O'DONNELL: ...At delivery. And he served in post-war Japan. That's the reason those jawbreakers are called Atomic Fireballs.

SHAPIRO: Your most recent Grimmy Award was for a piece about a woman named Phyllis Larson.

O'DONNELL: Yes.

SHAPIRO: This won in the category best obituary of an ordinary Joe or Jane. Tell us about who she was.

O'DONNELL: Phyllis Larson was everybody's best friend around Thanksgiving. For 15 years, she was an advisor on Butterball's Turkey Talk Line. And she talked a lot of cooks down off the ceiling. One caller called in and said, my turkey's blue; what did I do? Phyllis figured out that she'd left the blue plastic wrapping on it when she put it in the oven.

SHAPIRO: And that detail made its way into your obituary for her.

O'DONNELL: Yes.

SHAPIRO: One of my favorite obituaries of yours from this past year was for the founder of Vegetarian Times magazine, Paul Obis.

O'DONNELL: Yes.

SHAPIRO: And there's a great anecdote at the end of this remembrance.

O'DONNELL: After about 20 years of vegetarianism, he had a little change of heart while attending a food festival called Taste of Chicago. One of his children had eaten a beef sandwich, didn't finish it, tossed it in the trash. And Paul Obis' wife said, you shouldn't waste food. He took it out of the trash, took a bite, and that was it. According to his wife, he said, man, after 20 years of tofu, this is good.

SHAPIRO: (Laughter) Many of us at some point in our life will be called on to write a remembrance of a loved one, perhaps a parent or a grandparent. What advice do you have for someone faced with that task?

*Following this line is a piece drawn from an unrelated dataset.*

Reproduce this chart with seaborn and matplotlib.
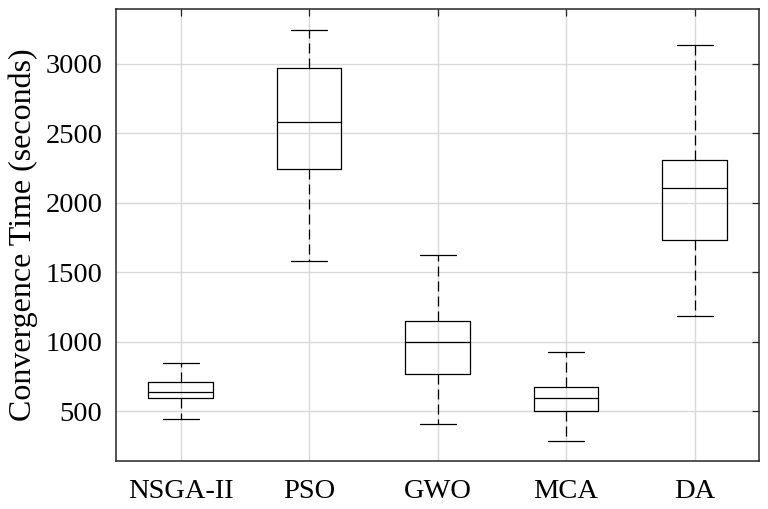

O'DONNELL: Ari, I always remember the five W's, what we learned in journalism school - who, what, when, where, why. You want to talk about their early years. And I often will ask people I'm interviewing about the deceased person, when you picture them in your mind, what are they doing? What pops into your head first? And sometimes they'll say, oh, he's working under the car or, you know, she's riding her bike on one of her ultramarathons or she's making her famous gumbo. And I'll ask about, what are little sayings that stick with you that used to come out of their mouth, or what was the first thing I'd notice about them if I met them? So I try to almost come up with, like, the madeleine of Marcel Proust that's going to open up the trove of memories.

SHAPIRO: Maureen O'Donnell is an obituary writer for the Chicago Sun-Times, three-time Grimmy Award winner and past president of the Society of Professional Obituary Writers. Thanks so much for joining us today.

O'DONNELL: Thank you so much. I could talk about obituaries all day.